Work to do: Make an exact copy of the data below, leaving out every picture.

Dataset excerpt:
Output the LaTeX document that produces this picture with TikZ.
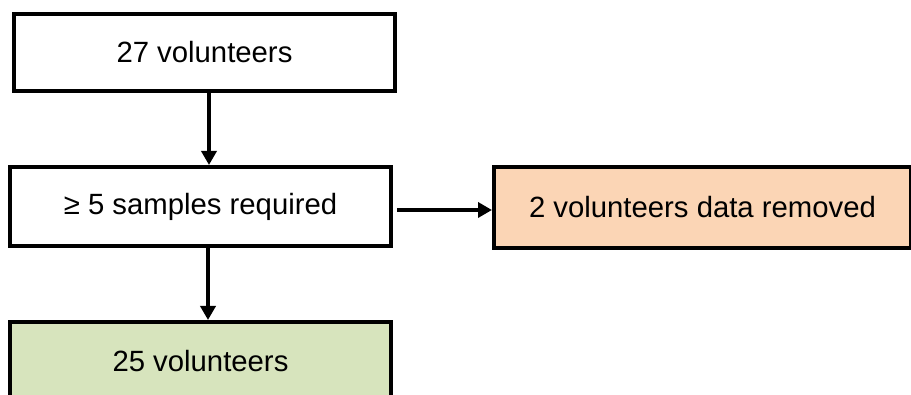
\documentclass[tikz,border=0pt]{standalone}
\usepackage{fontspec}
\setmainfont{Liberation Sans}
\usetikzlibrary{arrows.meta}
\definecolor{orangefill}{HTML}{FBD5B5}
\definecolor{greenfill}{HTML}{D7E4BD}
\begin{document}
\begin{tikzpicture}[x=1pt,y=-1pt,
  box/.style={draw=black, line width=4pt, rectangle, inner sep=0pt,
    font=\fontsize{29.3}{35}\selectfont, text=black},
  arr/.style={line width=4pt, -{Triangle[length=14pt,width=15pt]}}]
\useasboundingbox (0,0) rectangle (911,395);
\clip (0,0) rectangle (911,395);
\fill[white] (0,0) rectangle (911,395);
\node[box, fill=white, minimum width=381pt, minimum height=77pt] (b1) at (204.5,52.5) {27 volunteers};
\node[box, fill=white, minimum width=381pt, minimum height=79pt] (b2) at (200.5,206.5) {≥ 5 samples required};
\node[box, fill=orangefill, minimum width=417pt, minimum height=81pt] (b3) at (702.5,207.5) {2 volunteers data removed};
\node[box, fill=greenfill, minimum width=381pt, minimum height=79pt] (b4) at (200.5,361.5) {25 volunteers};
\coordinate (ax) at (209,0);
\coordinate (bx) at (208,0);
\coordinate (cy) at (0,210);
\draw[arr] (b1.south -| ax) -- (b2.north -| ax);
\draw[arr] (b2.south -| bx) -- (b4.north -| bx);
\draw[arr, shorten <=4pt] (b2.east |- cy) -- (b3.west |- cy);
\end{tikzpicture}
\end{document}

The result:
Output the LaTeX document that produces this picture with TikZ.
\documentclass[tikz,border=0pt]{standalone}
\usepackage{fontspec}
\setmainfont{Liberation Sans}
\usetikzlibrary{arrows.meta}
\definecolor{orangefill}{HTML}{FBD5B5}
\definecolor{greenfill}{HTML}{D7E4BD}
\begin{document}
\begin{tikzpicture}[x=1pt,y=-1pt,
  box/.style={draw=black, line width=4pt, rectangle, inner sep=0pt,
    font=\fontsize{29.3}{35}\selectfont, text=black},
  arr/.style={line width=4pt, -{Triangle[length=14pt,width=15pt]}}]
\useasboundingbox (0,0) rectangle (911,395);
\clip (0,0) rectangle (911,395);
\fill[white] (0,0) rectangle (911,395);
\node[box, fill=white, minimum width=381pt, minimum height=77pt] (b1) at (204.5,52.5) {27 volunteers};
\node[box, fill=white, minimum width=381pt, minimum height=79pt] (b2) at (200.5,206.5) {≥ 5 samples required};
\node[box, fill=orangefill, minimum width=417pt, minimum height=81pt] (b3) at (702.5,207.5) {2 volunteers data removed};
\node[box, fill=greenfill, minimum width=381pt, minimum height=79pt] (b4) at (200.5,361.5) {25 volunteers};
\coordinate (ax) at (209,0);
\coordinate (bx) at (208,0);
\coordinate (cy) at (0,210);
\draw[arr] (b1.south -| ax) -- (b2.north -| ax);
\draw[arr] (b2.south -| bx) -- (b4.north -| bx);
\draw[arr, shorten <=4pt] (b2.east |- cy) -- (b3.west |- cy);
\end{tikzpicture}
\end{document}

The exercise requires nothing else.